• **DATASET ROWS**:
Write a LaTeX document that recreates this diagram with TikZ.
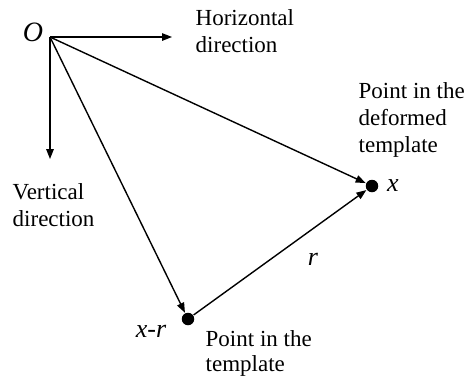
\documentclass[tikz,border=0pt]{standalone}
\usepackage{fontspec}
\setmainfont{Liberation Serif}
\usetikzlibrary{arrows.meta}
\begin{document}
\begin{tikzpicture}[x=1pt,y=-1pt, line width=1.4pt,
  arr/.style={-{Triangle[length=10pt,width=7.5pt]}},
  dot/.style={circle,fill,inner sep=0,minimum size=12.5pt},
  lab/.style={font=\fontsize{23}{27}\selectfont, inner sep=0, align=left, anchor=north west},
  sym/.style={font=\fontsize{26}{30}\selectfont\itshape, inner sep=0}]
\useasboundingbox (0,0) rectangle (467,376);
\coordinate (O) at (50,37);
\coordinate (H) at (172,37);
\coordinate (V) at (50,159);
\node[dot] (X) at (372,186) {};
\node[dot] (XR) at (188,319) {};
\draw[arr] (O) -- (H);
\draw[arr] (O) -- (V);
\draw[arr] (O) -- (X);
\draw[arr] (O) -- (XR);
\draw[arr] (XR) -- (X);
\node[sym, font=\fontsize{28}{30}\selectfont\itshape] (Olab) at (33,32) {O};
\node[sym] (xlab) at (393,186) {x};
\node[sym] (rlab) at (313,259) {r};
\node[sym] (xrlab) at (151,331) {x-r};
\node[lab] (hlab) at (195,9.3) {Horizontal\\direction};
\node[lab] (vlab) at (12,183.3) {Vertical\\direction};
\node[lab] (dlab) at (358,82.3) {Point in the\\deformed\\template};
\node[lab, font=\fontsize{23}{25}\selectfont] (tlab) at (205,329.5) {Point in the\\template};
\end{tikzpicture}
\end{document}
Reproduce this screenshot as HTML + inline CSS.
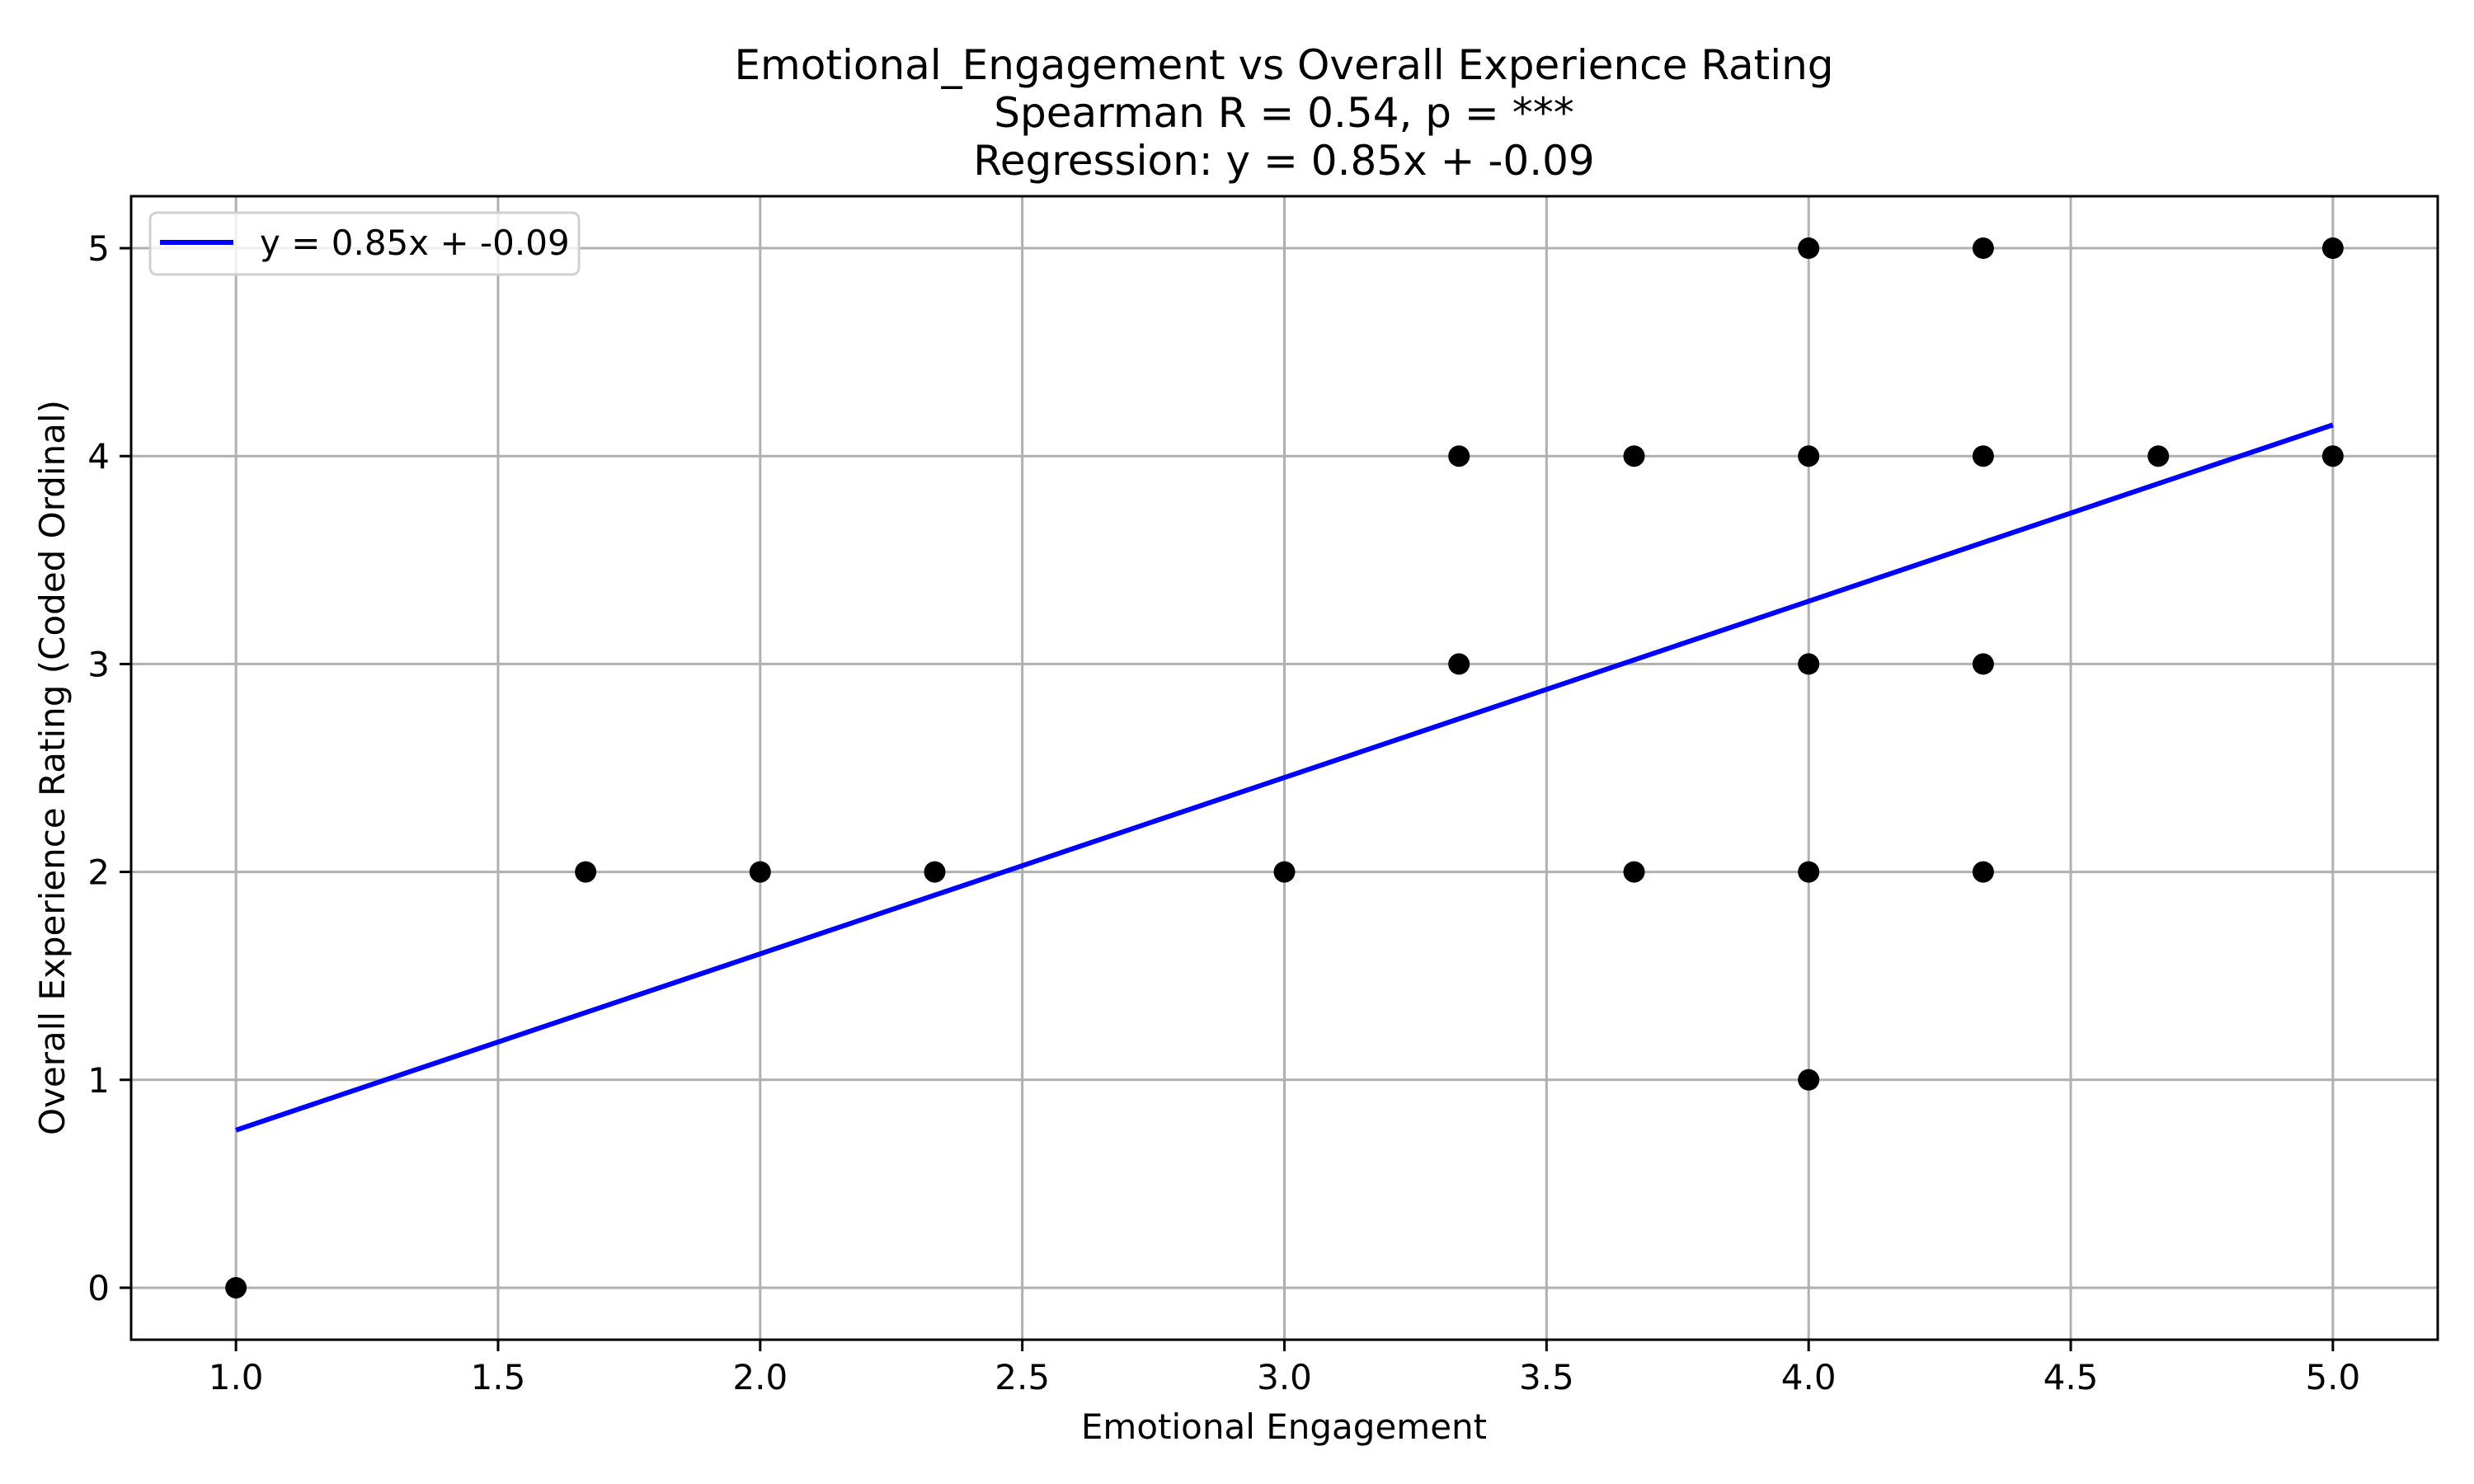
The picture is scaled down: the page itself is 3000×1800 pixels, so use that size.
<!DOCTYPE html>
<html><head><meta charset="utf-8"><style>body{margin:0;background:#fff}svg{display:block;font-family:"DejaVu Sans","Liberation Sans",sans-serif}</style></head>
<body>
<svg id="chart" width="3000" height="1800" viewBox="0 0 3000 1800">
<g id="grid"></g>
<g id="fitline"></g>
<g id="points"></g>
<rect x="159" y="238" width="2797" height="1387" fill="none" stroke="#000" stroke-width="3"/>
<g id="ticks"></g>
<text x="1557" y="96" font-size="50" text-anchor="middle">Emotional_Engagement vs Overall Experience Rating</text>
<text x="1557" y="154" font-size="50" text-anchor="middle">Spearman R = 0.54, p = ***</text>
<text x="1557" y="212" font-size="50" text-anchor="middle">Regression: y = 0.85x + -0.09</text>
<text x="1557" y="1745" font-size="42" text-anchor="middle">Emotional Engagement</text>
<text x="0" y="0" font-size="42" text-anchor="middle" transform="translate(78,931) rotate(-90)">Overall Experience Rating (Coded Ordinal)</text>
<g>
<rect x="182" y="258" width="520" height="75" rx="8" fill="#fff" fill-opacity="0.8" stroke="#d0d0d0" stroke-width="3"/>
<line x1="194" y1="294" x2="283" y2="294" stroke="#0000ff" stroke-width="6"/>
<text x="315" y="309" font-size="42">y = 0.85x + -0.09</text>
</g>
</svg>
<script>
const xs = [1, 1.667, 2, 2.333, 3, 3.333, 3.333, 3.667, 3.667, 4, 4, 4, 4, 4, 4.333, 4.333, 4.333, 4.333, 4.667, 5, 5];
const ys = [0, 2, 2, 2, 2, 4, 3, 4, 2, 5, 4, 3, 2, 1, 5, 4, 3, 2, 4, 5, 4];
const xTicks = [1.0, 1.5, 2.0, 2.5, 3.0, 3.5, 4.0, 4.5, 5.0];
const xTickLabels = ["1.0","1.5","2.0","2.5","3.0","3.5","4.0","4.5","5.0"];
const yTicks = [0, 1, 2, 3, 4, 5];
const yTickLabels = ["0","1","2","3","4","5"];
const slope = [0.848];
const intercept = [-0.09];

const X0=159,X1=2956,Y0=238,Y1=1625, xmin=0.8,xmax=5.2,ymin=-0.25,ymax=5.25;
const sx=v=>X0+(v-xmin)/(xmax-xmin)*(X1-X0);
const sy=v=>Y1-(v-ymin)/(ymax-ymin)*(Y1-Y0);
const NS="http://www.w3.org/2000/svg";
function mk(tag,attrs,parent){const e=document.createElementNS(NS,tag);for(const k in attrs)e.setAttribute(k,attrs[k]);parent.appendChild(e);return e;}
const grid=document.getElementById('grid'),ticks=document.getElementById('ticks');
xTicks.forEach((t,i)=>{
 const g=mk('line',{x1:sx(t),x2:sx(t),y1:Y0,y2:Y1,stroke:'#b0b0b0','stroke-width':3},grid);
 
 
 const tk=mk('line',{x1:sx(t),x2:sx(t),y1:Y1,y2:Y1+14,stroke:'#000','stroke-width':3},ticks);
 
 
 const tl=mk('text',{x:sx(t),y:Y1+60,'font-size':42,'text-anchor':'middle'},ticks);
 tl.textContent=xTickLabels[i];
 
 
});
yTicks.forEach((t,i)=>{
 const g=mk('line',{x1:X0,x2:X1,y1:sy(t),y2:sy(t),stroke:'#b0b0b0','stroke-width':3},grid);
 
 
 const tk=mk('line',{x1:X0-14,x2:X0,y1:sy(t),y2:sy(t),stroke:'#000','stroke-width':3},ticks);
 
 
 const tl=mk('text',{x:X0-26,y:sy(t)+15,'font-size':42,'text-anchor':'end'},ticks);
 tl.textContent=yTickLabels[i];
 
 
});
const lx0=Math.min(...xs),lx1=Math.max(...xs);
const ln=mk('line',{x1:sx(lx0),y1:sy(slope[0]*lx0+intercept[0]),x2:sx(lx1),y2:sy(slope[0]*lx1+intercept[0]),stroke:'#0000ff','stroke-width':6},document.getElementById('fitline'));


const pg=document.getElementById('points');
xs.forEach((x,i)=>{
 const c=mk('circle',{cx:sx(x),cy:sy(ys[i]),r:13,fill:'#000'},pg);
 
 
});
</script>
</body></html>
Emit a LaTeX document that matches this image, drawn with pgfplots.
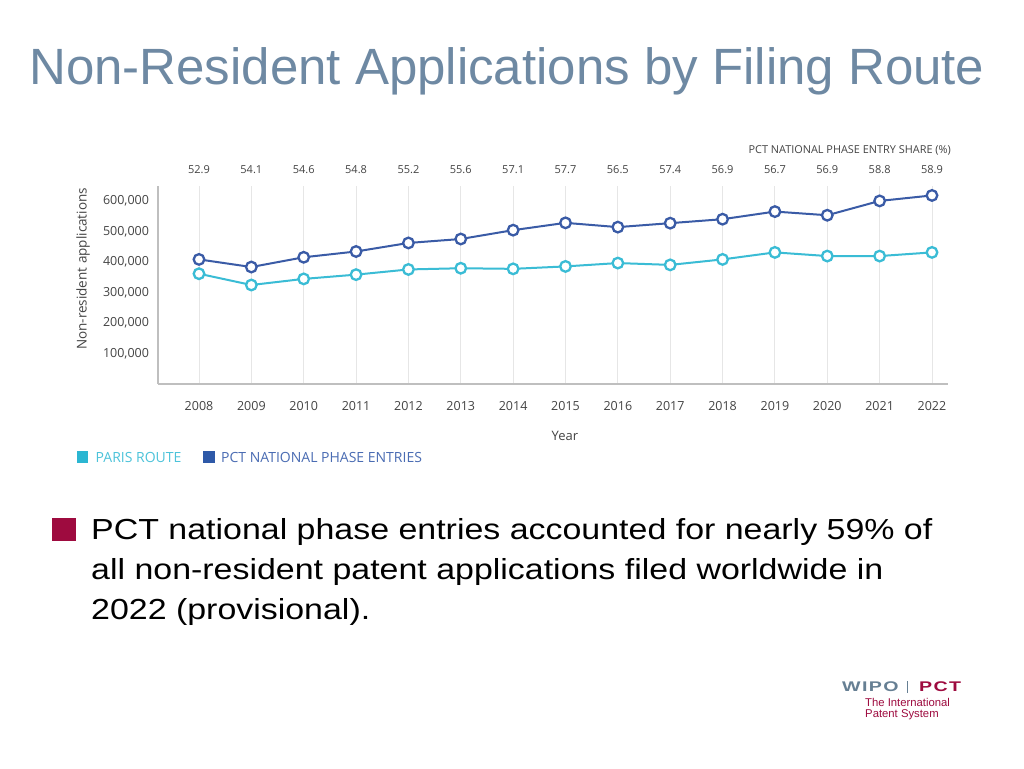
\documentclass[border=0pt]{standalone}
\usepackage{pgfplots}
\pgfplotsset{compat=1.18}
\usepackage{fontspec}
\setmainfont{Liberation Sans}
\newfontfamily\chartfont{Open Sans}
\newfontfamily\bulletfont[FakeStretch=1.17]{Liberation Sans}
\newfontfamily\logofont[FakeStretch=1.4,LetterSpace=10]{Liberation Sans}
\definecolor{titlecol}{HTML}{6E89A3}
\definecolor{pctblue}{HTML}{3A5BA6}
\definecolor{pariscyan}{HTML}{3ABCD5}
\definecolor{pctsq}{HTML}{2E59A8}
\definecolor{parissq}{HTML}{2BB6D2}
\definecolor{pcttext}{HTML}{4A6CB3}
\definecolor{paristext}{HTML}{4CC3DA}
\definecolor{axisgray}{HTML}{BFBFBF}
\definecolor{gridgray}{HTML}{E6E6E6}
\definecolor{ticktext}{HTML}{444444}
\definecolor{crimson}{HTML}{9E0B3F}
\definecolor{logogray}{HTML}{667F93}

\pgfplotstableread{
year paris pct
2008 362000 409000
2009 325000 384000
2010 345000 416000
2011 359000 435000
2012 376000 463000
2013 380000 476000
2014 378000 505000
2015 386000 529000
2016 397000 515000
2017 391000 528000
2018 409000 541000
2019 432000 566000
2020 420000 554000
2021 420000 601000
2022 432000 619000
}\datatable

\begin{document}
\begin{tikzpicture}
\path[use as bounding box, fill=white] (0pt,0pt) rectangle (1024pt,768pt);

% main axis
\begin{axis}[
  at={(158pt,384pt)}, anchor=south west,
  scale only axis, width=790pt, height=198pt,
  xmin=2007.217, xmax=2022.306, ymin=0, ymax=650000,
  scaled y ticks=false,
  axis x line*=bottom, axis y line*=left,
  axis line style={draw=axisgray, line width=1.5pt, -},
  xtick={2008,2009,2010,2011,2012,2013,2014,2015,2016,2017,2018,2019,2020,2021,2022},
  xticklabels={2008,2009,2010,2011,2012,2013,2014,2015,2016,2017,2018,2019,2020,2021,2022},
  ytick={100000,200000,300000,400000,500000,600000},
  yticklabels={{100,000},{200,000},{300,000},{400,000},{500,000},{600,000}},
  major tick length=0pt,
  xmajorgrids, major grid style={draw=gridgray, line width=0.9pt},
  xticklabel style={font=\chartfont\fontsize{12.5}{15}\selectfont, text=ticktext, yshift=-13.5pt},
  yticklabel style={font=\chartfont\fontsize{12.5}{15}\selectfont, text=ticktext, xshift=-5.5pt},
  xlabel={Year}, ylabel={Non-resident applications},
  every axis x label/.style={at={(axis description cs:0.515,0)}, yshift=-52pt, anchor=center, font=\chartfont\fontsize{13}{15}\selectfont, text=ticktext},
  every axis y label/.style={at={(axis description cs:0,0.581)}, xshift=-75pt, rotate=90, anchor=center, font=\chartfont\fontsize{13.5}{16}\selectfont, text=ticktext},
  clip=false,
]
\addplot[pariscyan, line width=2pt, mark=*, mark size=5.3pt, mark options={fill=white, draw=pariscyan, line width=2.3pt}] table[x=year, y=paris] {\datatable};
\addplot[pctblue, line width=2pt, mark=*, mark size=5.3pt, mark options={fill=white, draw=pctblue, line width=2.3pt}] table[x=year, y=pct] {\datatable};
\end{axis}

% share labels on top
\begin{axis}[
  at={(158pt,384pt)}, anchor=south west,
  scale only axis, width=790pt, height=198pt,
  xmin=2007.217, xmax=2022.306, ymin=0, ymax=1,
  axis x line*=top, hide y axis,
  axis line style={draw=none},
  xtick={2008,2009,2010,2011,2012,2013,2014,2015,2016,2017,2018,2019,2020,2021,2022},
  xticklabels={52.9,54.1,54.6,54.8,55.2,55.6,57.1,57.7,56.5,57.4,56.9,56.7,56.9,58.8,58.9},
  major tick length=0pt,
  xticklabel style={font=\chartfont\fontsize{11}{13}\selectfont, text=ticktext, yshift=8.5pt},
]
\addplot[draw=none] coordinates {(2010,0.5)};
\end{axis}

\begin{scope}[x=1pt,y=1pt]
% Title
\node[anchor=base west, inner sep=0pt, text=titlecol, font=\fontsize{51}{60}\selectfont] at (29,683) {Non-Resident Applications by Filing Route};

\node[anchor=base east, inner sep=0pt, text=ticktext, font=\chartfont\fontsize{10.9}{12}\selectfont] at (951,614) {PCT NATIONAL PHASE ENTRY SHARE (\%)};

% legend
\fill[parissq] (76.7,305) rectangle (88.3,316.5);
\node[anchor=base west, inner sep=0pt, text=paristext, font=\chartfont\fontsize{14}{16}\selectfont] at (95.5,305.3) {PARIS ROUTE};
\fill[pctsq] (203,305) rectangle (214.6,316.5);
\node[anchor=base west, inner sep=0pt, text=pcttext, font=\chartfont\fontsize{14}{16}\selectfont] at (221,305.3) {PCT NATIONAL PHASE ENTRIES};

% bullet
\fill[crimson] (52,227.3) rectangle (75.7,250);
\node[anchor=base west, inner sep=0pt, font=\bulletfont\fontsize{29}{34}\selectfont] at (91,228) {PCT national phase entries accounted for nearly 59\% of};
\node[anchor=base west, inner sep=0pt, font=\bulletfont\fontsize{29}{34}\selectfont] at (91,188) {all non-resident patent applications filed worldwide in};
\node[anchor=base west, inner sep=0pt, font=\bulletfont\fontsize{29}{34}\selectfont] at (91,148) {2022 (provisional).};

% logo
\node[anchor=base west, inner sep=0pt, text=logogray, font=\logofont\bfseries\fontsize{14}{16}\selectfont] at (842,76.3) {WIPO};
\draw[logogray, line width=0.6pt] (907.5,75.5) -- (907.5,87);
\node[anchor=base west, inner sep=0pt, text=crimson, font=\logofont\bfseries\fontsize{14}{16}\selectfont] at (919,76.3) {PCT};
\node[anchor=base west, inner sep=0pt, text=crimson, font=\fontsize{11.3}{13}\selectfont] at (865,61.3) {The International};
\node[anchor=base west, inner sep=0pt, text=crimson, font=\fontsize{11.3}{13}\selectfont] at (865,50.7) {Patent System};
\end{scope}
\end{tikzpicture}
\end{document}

• **INSTRUCTIONS FOR THE TASK**:
In the listing, find every line containing the word "with" and list it.

• **REPLY**:
Write a LaTeX document that recreates this diagram with TikZ.
Emit a LaTeX document that matches this image, drawn with pgfplots.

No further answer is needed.